Sosyal medya Türkiye kamuoyunun yansıması. Havaların ısınmasıyla birlikte sosyal medya gündeminde ağırlıklı olarak tatil ve tatil planlarına ilişkin paylaşımlar yer alıyor.

Ekonomik sorunlar ve düşen alım gücünün her dakika kendini hatırlattığı şu günlerde tatil paylaşımlarının da ekonomiden kopuk yürümesi beklenemezdi zaten.

Yunan Adaları’nda yeme-içme fiyatlarına ilişkin paylaşımlar ise sosyal medyadaki yoğun ilginin üzerine yaygın medyanın manşetlerine de taşındı. Türkiye’de kahvenin 100 TL, pizzanın 500 TL, deniz ürünleri satan restoranda içki dahil kişi başı ücretin 3000-5000 TL maliyetle erişilebilir olduğu piyasamız Yunan Adaları ile karşılaştırılıyor.

Yunan adalarında kahvenin 60 TL, pizzanın 350 TL, restoranda tıka basa doyulan bir yemeğin kişi başı 1000 TL’ye erişilebilir olduğu bir ortamda herkesin yeme-içme fiyatlarını anlatan paylaşımlar yapması çok normal.

Zira sosyal medya paylaşımlarının altındaki bazı yorumlarda yurt dışına giden Türklerin yeme-içme dışında hiçbir şeye ilgi göstermediği, kültürel, sanatsal etkinliklere katılım sağlamadığı, mimariyi bile merak etmediği minvalinde ağır eleştiriler bulunuyordu.

Bu önermenin yanlışlığı konusunda çok sayıda örnek vermek mümkün. Yunan Adaları’na giden kitle ağırlıklı olarak birden çok kez bu adaları keşfetmiş, sezona bağlı olarak her yıl adaları birden çok kez ziyaret eden kişilerden oluşuyor.

Kişileri Yunan Adalarına götüren motivasyon da ağırlıklı olarak ‘Arkadaşlarla keyifli vakit geçirmek, Türkiye’den daha ekonomik bir seçenekle yemek yiyip, yeni lezzetler ve mekanlar denemek ve alışveriş yapmak’ gibi özetlenebilir.

Türkiye’de fiyatların bu denli uçtuğu, ödenen miktar ile alınan hizmet arasında doğrusal bir bağlantı bulunmayan ‘uçuk artışlar’ nedeniyle insanlar daha makul fiyatlarla daha iyi hizmet alma çabasına girişti. 

YUNAN ADALARI REVAÇTA

Bu çaba Türkiye kıyılarından 30 dakikada ulaşılabilen Yunan Adaları’nda kolaylıkla karşılanabilince vize sorunu olmayan, Yeşil Pasaportu olan ve para harcama güdüsüne de sahip Türk turistler adaları daha da çok tercih eder hale geldi.

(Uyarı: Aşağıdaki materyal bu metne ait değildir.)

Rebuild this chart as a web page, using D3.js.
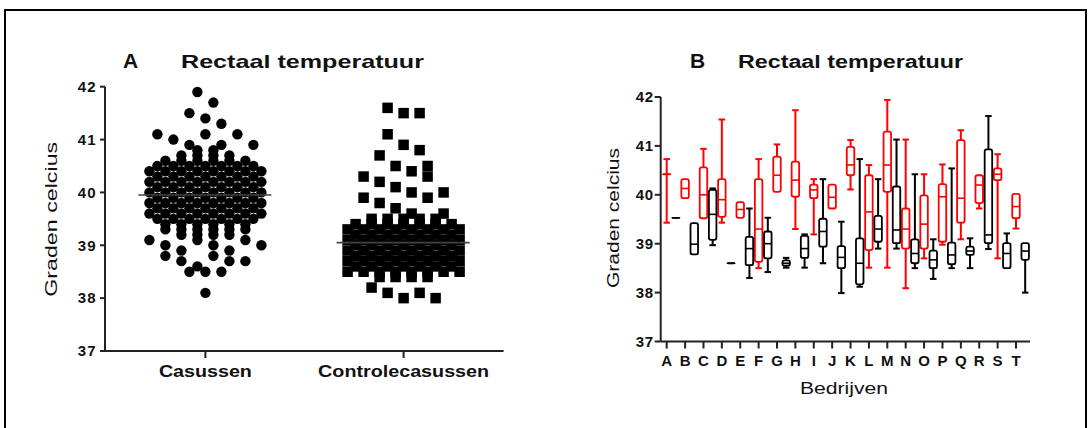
<!DOCTYPE html>
<html><head><meta charset="utf-8">
<script src="https://cdn.jsdelivr.net/npm/d3@7"></script>
<style>
body{margin:0;background:#fff}
svg{display:block}
text{font-family:'Liberation Sans',Arial,Helvetica,sans-serif;fill:#111}
</style>
</head><body>
<svg id="chart" width="1092" height="428"></svg>
<script>
// ---------- Panel A data (column scatter, values at 0.1 °C resolution) ----------
const groupsA = ["Casussen", "Controlecasussen"];
const casussenTemps  = [41.9,41.7,41.5,41.4,41.3,41.1,41.0,40.9,40.8,40.7,40.6,40.5,40.4,40.3,40.2,40.1,40.0,39.9,39.8,39.7,39.6,39.5,39.4,39.3,39.2,39.1,39.0,38.9,38.8,38.7,38.6,38.5,38.1];
const casussenCounts = [1,   1,   1,   1,   1,   3,   1,   3,   2,   4,   6,   7,   8,   7,   8,   7,   8,   7,   8,   7,   8,   7,   6,   6,   4,   3,   3,   2,   2,   3,   1,   3,   1];
const controleTemps  = [41.6,41.5,41.1,40.9,40.8,40.7,40.5,40.4,40.3,40.2,40.1,40.0,39.9,39.8,39.7,39.6,39.5,39.4,39.3,39.2,39.1,39.0,38.9,38.8,38.7,38.6,38.5,38.4,38.2,38.1,38.0];
const controleCounts = [1,   2,   1,   1,   1,   1,   2,   1,   2,   1,   1,   2,   2,   1,   1,   2,   5,   7,   8,   7,   8,   7,   8,   7,   8,   7,   8,   4,   1,   2,   2];
const groupMeans = [39.95, 39.05];
const yTicksA = [37, 38, 39, 40, 41, 42];

// ---------- Panel B data (box & whiskers per bedrijf) ----------
const bedrijven = ["A","B","C","D","E","F","G","H","I","J","K","L","M","N","O","P","Q","R","S","T"];
// cases (red)
const casesMin    = [39.43,39.93,39.52,39.43,39.53,38.50,40.06,39.30,39.19,39.72,40.11,38.51,38.51,38.09,38.70,38.98,39.09,39.72,38.70,39.31];
const casesQ1     = [40.42,39.93,39.52,39.55,39.53,38.63,40.06,39.96,39.93,39.72,40.40,38.87,40.06,38.90,38.90,39.04,39.43,39.83,40.30,39.52];
const casesMedian = [40.42,40.13,40.00,39.90,39.70,39.30,40.40,40.30,40.10,39.95,40.61,39.65,40.61,39.30,39.40,39.96,39.93,40.20,40.42,39.76];
const casesQ3     = [40.42,40.32,40.56,40.32,39.85,40.32,40.78,40.68,40.21,40.21,40.98,40.40,41.29,39.72,39.99,40.22,41.12,40.40,40.54,40.02];
const casesMax    = [40.73,40.32,40.94,41.54,39.85,40.73,41.03,41.73,40.32,40.21,41.12,40.61,41.94,41.13,40.42,40.62,41.32,40.40,40.83,40.02];
// controls (black)
const controlsMin    = [39.53,38.78,38.97,38.60,38.30,38.42,38.51,38.51,38.60,37.99,38.12,38.90,38.90,38.50,38.28,38.50,38.50,38.89,38.50,38.00];
const controlsQ1     = [39.53,38.78,39.08,38.60,38.56,38.70,38.55,38.71,38.94,38.50,38.17,39.04,39.01,38.60,38.50,38.58,38.77,39.01,38.50,38.67];
const controlsMedian = [39.53,38.99,39.60,38.60,38.90,39.00,38.60,38.90,39.25,38.72,38.60,39.30,39.28,38.80,38.67,38.77,38.85,39.18,38.80,38.85];
const controlsQ3     = [39.53,39.42,40.10,38.60,39.14,39.25,38.66,39.16,39.51,38.95,39.11,39.57,40.17,39.09,38.86,39.02,38.94,40.93,39.01,39.01];
const controlsMax    = [39.53,39.42,40.13,38.60,39.72,39.53,38.71,39.19,40.32,39.45,40.73,40.32,41.13,40.42,39.09,40.54,39.11,41.61,39.21,39.01];
const yTicksB = [37, 38, 39, 40, 41, 42];

// ---------- drawing ----------
const svg = d3.select("#chart");
const RED = "#ff0000", BLACK = "#000000";

svg.append("rect").attr("x", 5).attr("y", 10).attr("width", 1081).attr("height", 440)
  .attr("fill", "none").attr("stroke", "#000").attr("stroke-width", 2);

// ===== Panel A =====
const yA = d3.scaleLinear().domain([37, 42]).range([351, 86.7]);
const xA = d3.scalePoint().domain(groupsA).range([205.4, 403.6]);
const axA = { left: 105, right: 503.6 };
const SLOT = 16;

function layoutRows(temps, counts) {
  const map = new Map(temps.map((t, i) => [Math.round(t * 10), counts[i]]));
  const hi = Math.round(d3.max(temps) * 10), lo = Math.round(d3.min(temps) * 10);
  const pts = [];
  let L = hi;
  while (L >= lo) {
    const c0 = map.get(L) || 0;
    if (c0 === 0) { L--; continue; }
    const rows = [[L, c0]]; let total = c0; let next = L - 1;
    if (c0 <= 3) {
      while (next >= lo && L - next <= 3) {
        const c = map.get(next) || 0;
        if (c > 3 || total + c > 8) break;
        if (c) rows.push([next, c]);
        total += c; next--;
      }
    }
    const seq = []; const rem = rows.map(r => r[1]);
    while (seq.length < total) rows.forEach((r, i) => { if (rem[i] > 0) { seq.push(r[0] / 10); rem[i]--; } });
    seq.forEach((v, i) => pts.push({ v, dx: (i - (total - 1) / 2) * SLOT }));
    L = next;
  }
  return pts;
}

const gA = svg.append("g");
gA.append("line").attr("x1", axA.left).attr("x2", axA.left).attr("y1", yA(42)).attr("y2", yA(37))
  .attr("stroke", "#222").attr("stroke-width", 2);
gA.append("line").attr("x1", axA.left).attr("x2", axA.right).attr("y1", yA(37)).attr("y2", yA(37))
  .attr("stroke", "#222").attr("stroke-width", 2);
gA.selectAll(".yt").data(yTicksA).join("line")
  .attr("x1", axA.left - 5).attr("x2", axA.left).attr("y1", d => yA(d)).attr("y2", d => yA(d))
  .attr("stroke", "#222").attr("stroke-width", 2);
gA.selectAll(".ytl").data(yTicksA).join("text")
  .attr("x", 96.5).attr("y", d => yA(d) + 5.3).attr("text-anchor", "end")
  .attr("font-size", 15).attr("font-weight", "bold").attr("letter-spacing", 1).text(d => d);
gA.selectAll(".xt").data(groupsA).join("line")
  .attr("x1", d => xA(d)).attr("x2", d => xA(d)).attr("y1", yA(37)).attr("y2", yA(37) + 7)
  .attr("stroke", "#222").attr("stroke-width", 2);
gA.selectAll(".xtl").data(groupsA).join("text")
  .attr("x", d => xA(d)).attr("y", 376.5).attr("text-anchor", "middle")
  .attr("font-size", 16).attr("font-weight", "bold")
  .attr("textLength", (d, i) => [93, 171][i]).attr("lengthAdjust", "spacingAndGlyphs").text(d => d);
gA.append("text").attr("transform", "translate(57,219.3) rotate(-90)").attr("text-anchor", "middle")
  .attr("font-size", 17).attr("textLength", 155).attr("lengthAdjust", "spacingAndGlyphs").text("Graden celcius");
gA.append("text").attr("x", 123).attr("y", 68).attr("font-size", 21).attr("font-weight", "bold").text("A");
gA.append("text").attr("x", 181).attr("y", 68).attr("font-size", 19).attr("font-weight", "bold")
  .attr("textLength", 243).attr("lengthAdjust", "spacingAndGlyphs").text("Rectaal temperatuur");

const casPts = layoutRows(casussenTemps, casussenCounts);
gA.selectAll(".dot").data(casPts).join("circle")
  .attr("cx", d => xA(groupsA[0]) + d.dx).attr("cy", d => yA(d.v)).attr("r", 5.2).attr("fill", BLACK);
const ctlPts = layoutRows(controleTemps, controleCounts);
const SQ = 10.5;
gA.selectAll(".sq").data(ctlPts).join("rect")
  .attr("x", d => xA(groupsA[1]) + d.dx - SQ / 2).attr("y", d => yA(d.v) - SQ / 2)
  .attr("width", SQ).attr("height", SQ).attr("fill", BLACK);
gA.selectAll(".mean").data(groupMeans).join("line")
  .attr("x1", (d, i) => xA(groupsA[i]) - 67).attr("x2", (d, i) => xA(groupsA[i]) + 66)
  .attr("y1", d => yA(d)).attr("y2", d => yA(d)).attr("stroke", "#444").attr("stroke-width", 1.6);

// ===== Panel B =====
const yB = d3.scaleLinear().domain([37, 42]).range([341.5, 97]);
const xB = d3.scalePoint().domain(bedrijven).range([666.7, 1016]);
const half = xB.step() / 2;
const axB = { left: 660.7, right: 1030 };
const gB = svg.append("g");

gB.append("line").attr("x1", axB.left).attr("x2", axB.left).attr("y1", yB(42)).attr("y2", yB(37))
  .attr("stroke", "#222").attr("stroke-width", 2);
gB.append("line").attr("x1", axB.left).attr("x2", axB.right).attr("y1", yB(37)).attr("y2", yB(37))
  .attr("stroke", "#222").attr("stroke-width", 2);
gB.selectAll(".yt").data(yTicksB).join("line")
  .attr("x1", axB.left - 6).attr("x2", axB.left).attr("y1", d => yB(d)).attr("y2", d => yB(d))
  .attr("stroke", "#222").attr("stroke-width", 2);
gB.selectAll(".ytl").data(yTicksB).join("text")
  .attr("x", 653.5).attr("y", d => yB(d) + 5.3).attr("text-anchor", "end")
  .attr("font-size", 15).attr("font-weight", "bold").attr("letter-spacing", 0.5).text(d => d);
gB.selectAll(".xt").data(bedrijven).join("line")
  .attr("x1", d => xB(d)).attr("x2", d => xB(d)).attr("y1", yB(37)).attr("y2", yB(37) + 7)
  .attr("stroke", "#222").attr("stroke-width", 2);
gB.selectAll(".xtl").data(bedrijven).join("text")
  .attr("x", d => xB(d)).attr("y", 365.5).attr("text-anchor", "middle")
  .attr("font-size", 15).attr("font-weight", "bold").text(d => d);
gB.append("text").attr("x", 844).attr("y", 394).attr("text-anchor", "middle").attr("font-size", 17)
  .attr("textLength", 88).attr("lengthAdjust", "spacingAndGlyphs").text("Bedrijven");
gB.append("text").attr("transform", "translate(619,218) rotate(-90)").attr("text-anchor", "middle")
  .attr("font-size", 16).attr("textLength", 140).attr("lengthAdjust", "spacingAndGlyphs").text("Graden celcius");
gB.append("text").attr("x", 690).attr("y", 68).attr("font-size", 21).attr("font-weight", "bold").text("B");
gB.append("text").attr("x", 738).attr("y", 68).attr("font-size", 18).attr("font-weight", "bold")
  .attr("textLength", 225).attr("lengthAdjust", "spacingAndGlyphs").text("Rectaal temperatuur");

function boxData(mins, q1s, meds, q3s, maxs, off, color) {
  return bedrijven.map((b, i) => ({ b, cx: xB(b) + off, min: mins[i], q1: q1s[i], med: meds[i], q3: q3s[i], max: maxs[i], color }));
}
const boxes = boxData(casesMin, casesQ1, casesMedian, casesQ3, casesMax, 0, RED)
  .concat(boxData(controlsMin, controlsQ1, controlsMedian, controlsQ3, controlsMax, half, BLACK));

const BW = 7.5, CW = 6.5;
const gb = gB.selectAll(".box").data(boxes).join("g");
gb.append("line").attr("x1", d => d.cx).attr("x2", d => d.cx).attr("y1", d => yB(d.max)).attr("y2", d => yB(d.min))
  .attr("stroke", d => d.color).attr("stroke-width", 2);
gb.filter(d => d.max > d.q3).append("line")
  .attr("x1", d => d.cx - CW / 2).attr("x2", d => d.cx + CW / 2).attr("y1", d => yB(d.max)).attr("y2", d => yB(d.max))
  .attr("stroke", d => d.color).attr("stroke-width", 2);
gb.filter(d => d.min < d.q1).append("line")
  .attr("x1", d => d.cx - CW / 2).attr("x2", d => d.cx + CW / 2).attr("y1", d => yB(d.min)).attr("y2", d => yB(d.min))
  .attr("stroke", d => d.color).attr("stroke-width", 2);
gb.append("rect").attr("x", d => d.cx - BW / 2).attr("width", BW)
  .attr("y", d => yB(d.q3)).attr("height", d => Math.max(0.01, yB(d.q1) - yB(d.q3)))
  .attr("rx", 2).attr("fill", "#fff").attr("stroke", d => d.color).attr("stroke-width", 1.8);
gb.append("line").attr("x1", d => d.cx - BW / 2).attr("x2", d => d.cx + BW / 2)
  .attr("y1", d => yB(d.med)).attr("y2", d => yB(d.med))
  .attr("stroke", d => d.color).attr("stroke-width", 1.6);
</script>
</body></html>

Türk Lirası’nın Euro ve dolar karşısındaki konumunun piyasa gerçekleri ile uyuşmadığı ve hak ettiği seviyede olmadığı yönünde hatırı sayılır tartışmalar var. Hatta kurun suni biçimde tutulduğu bu nedenle de fiyatların Avrupa’dan bile pahalı hale geldiğini savunan ifadeler üzerinde tartışmaya değer.

Yurt dışında yaşayan Türk kökenli birçok kişinin İstanbul’u tartışmasız dünyanın en pahalı şehri olarak ifade ettiği sosyal medya paylaşımlarını da hatırlatmak istiyorum. Kuver, servis ücreti, KDV tartışması derken piyasadaki bu belirsizlik ve dengesizlik bir fincan kahve keyfi olan vatandaşı daha da üzecek gibi.

Yunan esnafı bizim esnafı yendi ama Yunan’a gitmeye imkanı olmayanlar ne yapacak?